But a major obstacle stood before me....my wife! She hates arriving late at an airport or train station, coupled with the fact that I had already bought two pipes and a heap of tobacco in Basel - it was beyond my grasp. I'd even visited the shop on the Sunday evening while my wife took a nap in the hotel...just to check Monday's opening times. But time and my wife got the better of me..in the end I just had to surrender to relativity, for now at least. Needless to say another visit to Bern is on the agenda...soon.


----------



## Mister Moo (Sep 8, 2005)

Mister Moo said:


> *Last episode:* he needed to remember what was in the blend that Einstein always ordered! It had been months since he mixed any - What was it? What WAS it?


Babs, unseen, had been bent over behind the counter quietly stocking pipe cleaners while examining one of McNulty's R.G. Dunn cigars. Suddenly she stood up, straightened the pleats on her Princeton-plaid cheerleaders skirt and smiled cheerfully at Dr. Einstein. She bounced sideways along the counter to McNulty's side and whispered in his ear, "Jack, dear, I think we're out of Revelation!"

Keeping a smile on his face and one hand firmly in his pocket he nodded almost imperceptibly. Einstein meant a lot more to his shop than a few pounds of tobacco each month. In fact... Whoa! Tippecanoe & Tyler Too?! Did Babs just call me dear?

Meanwhile, and at the same instant in Bern, Switzerland, in 1904, the pert young Ilse Spitzenmacher found herself in the stockroom when a shadow suddenly came over the large jars of Revelation tobacco (a house blend) for which the shop was famous.

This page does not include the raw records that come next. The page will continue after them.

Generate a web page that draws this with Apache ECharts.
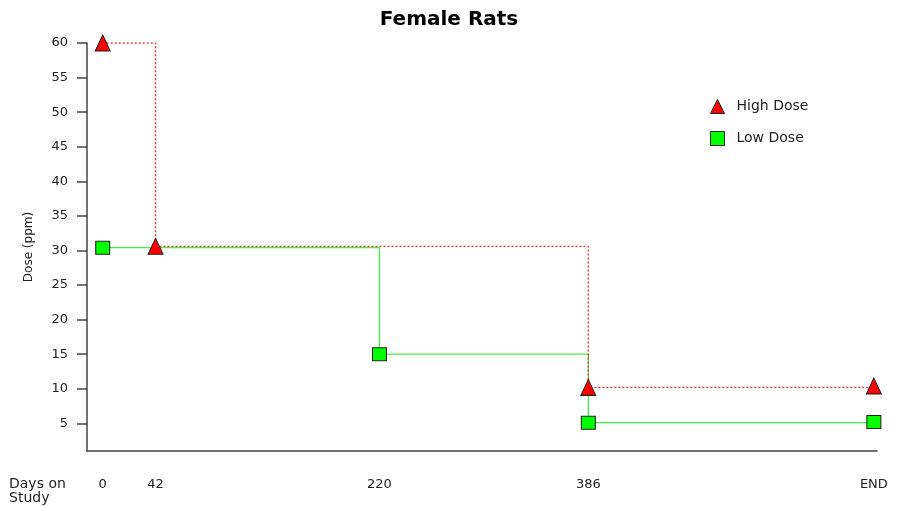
<!DOCTYPE html>
<html><head><meta charset="utf-8">
<script src="https://cdn.jsdelivr.net/npm/echarts@6/dist/echarts.min.js"></script>
<style>html,body{margin:0;padding:0;background:#fff}#c{width:898px;height:506px}</style>
</head><body><div id="c"></div>
<script>
const title = 'Female Rats';
const tickDays = [0, 42, 220, 386, 613];
const tickLabels = ['0', '42', '220', '386', 'END'];
const yTicks = [5, 10, 15, 20, 25, 30, 35, 40, 45, 50, 55, 60];
const highDays = [0, 42, 386, 613];
const highDose = [60, 30.6, 10.2, 10.4];
const lowDays = [0, 220, 386, 613];
const lowDose = [30.4, 15, 5.1, 5.2];

const font = '"DejaVu Sans", Verdana, sans-serif';
const chart = echarts.init(document.getElementById('c'), null, {renderer: 'canvas'});
chart.setOption({
  animation: false,
  backgroundColor: '#fff',
  title: {text: title, left: 'center', top: 10, itemGap: 0, padding: 0,
    textStyle: {fontFamily: font, fontWeight: 'bold', fontSize: 20, color: '#000'}},
  legend: {
    orient: 'vertical', left: 710, top: 99, padding: 0, itemWidth: 14, itemHeight: 14, itemGap: 17,
    textStyle: {fontFamily: font, fontSize: 14, color: '#222', padding: [0, 0, 0, 7]},
    data: [
      {name: 'High Dose', icon: 'triangle', itemStyle: {color: '#ff0000', borderColor: '#222', borderWidth: 1}},
      {name: 'Low Dose', icon: 'rect', itemStyle: {color: '#00ff00', borderColor: '#222', borderWidth: 1}}
    ]
  },
  grid: {left: 87, right: 21, top: 43, bottom: 55, containLabel: false},
  xAxis: {
    type: 'value', min: -12.5, max: 615.5,
    axisLine: {show: true, onZero: false, lineStyle: {color: '#444', width: 1.5}},
    axisTick: {show: false},
    splitLine: {show: false},
    axisLabel: {
      customValues: tickDays, margin: 27,
      fontFamily: font, fontSize: 13, color: '#222',
      formatter: v => tickLabels[tickDays.indexOf(v)]
    }
  },
  yAxis: {
    type: 'value', min: 1, max: 60,
    name: 'Dose (ppm)', nameLocation: 'middle', nameGap: 52, nameRotate: 90,
    nameTextStyle: {fontFamily: font, fontSize: 12, color: '#222'},
    axisLine: {show: true, onZero: false, lineStyle: {color: '#444', width: 1.5}},
    axisTick: {show: true, customValues: yTicks, length: 10, lineStyle: {color: '#444', width: 1.5}},
    splitLine: {show: false},
    axisLabel: {customValues: yTicks, margin: 19, fontFamily: font, fontSize: 13, color: '#222'}
  },
  graphic: [{
    type: 'text', left: 9, top: 477,
    style: {text: 'Days on\nStudy', font: '14px ' + font, fill: '#222', lineHeight: 14}
  }],
  series: [
    {
      name: 'Low Dose', type: 'line', step: 'end',
      data: lowDays.map((d, i) => [d, lowDose[i]]),
      symbol: 'rect', symbolSize: [14, 13],
      lineStyle: {color: '#44ee44', width: 1.3},
      itemStyle: {color: '#00ff00', borderColor: '#222', borderWidth: 1}
    },
    {
      name: 'High Dose', type: 'line', step: 'end',
      data: highDays.map((d, i) => [d, highDose[i]]),
      symbol: 'triangle', symbolSize: [15, 16],
      lineStyle: {color: '#ff2a2a', width: 1.3, type: [2, 2]},
      itemStyle: {color: '#ff0000', borderColor: '#222', borderWidth: 1}
    }
  ]
});
</script></body></html>
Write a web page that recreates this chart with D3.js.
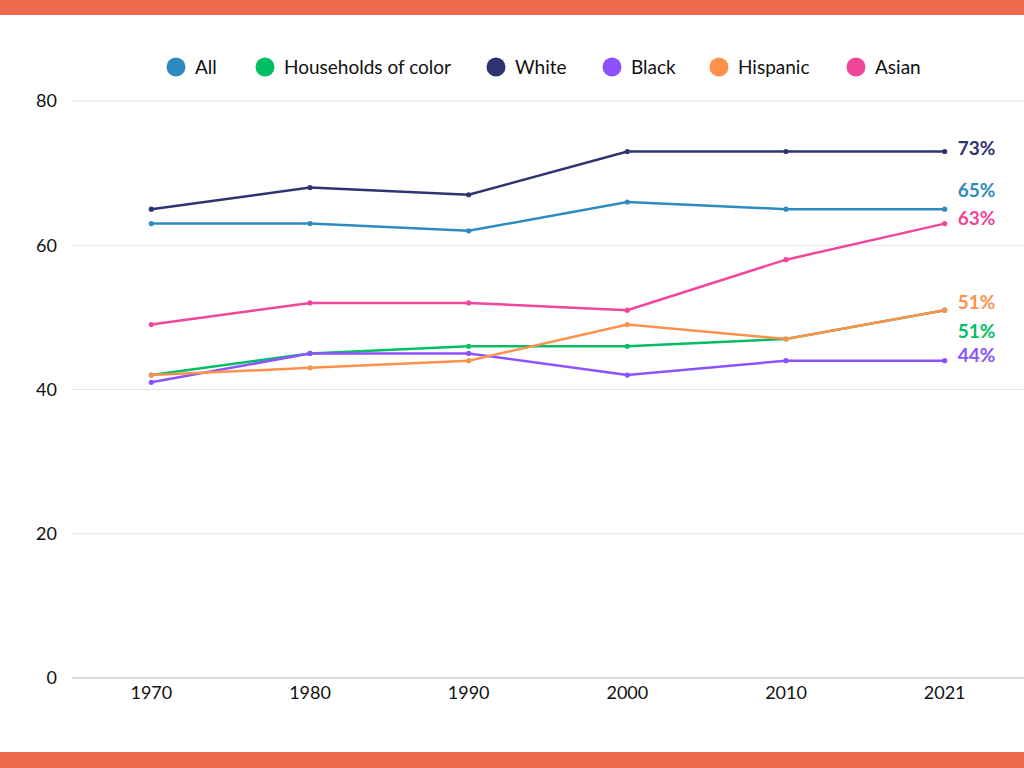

The door was blocked by the incredible bulk of Juergen Hemmelhausen - the grandfather of the Chief of Police and sworn enemy of the concept that photons were particles. He was puffing lustily on his porcelain-bowled Jaegerpipe, his large, fat hands reaching out... Ilse gasped, "Gasp."

Hemmelhausen lurched forward!

...to be continued


----------



## Mister Moo (Sep 8, 2005)

Hemmelhausens porcelain-bowled "Jaeger" pipe; a German regimental model, probably a gift from his son Johann.


----------



## DubintheDam (Jun 5, 2007)

It didn't take very long to get to the first 'almost' sex scene? Phallic symbol and all!


----------



## plexiprs (Nov 18, 2005)

Professor Mike said:


> Mr. Moo:
> Didn't he smoke Revelation ??????
> 
> Prof. Mike:doh:


Don't confuse the Duke of Dairy with the facts ...... Go on ahead Moo, we are all here for you .......


----------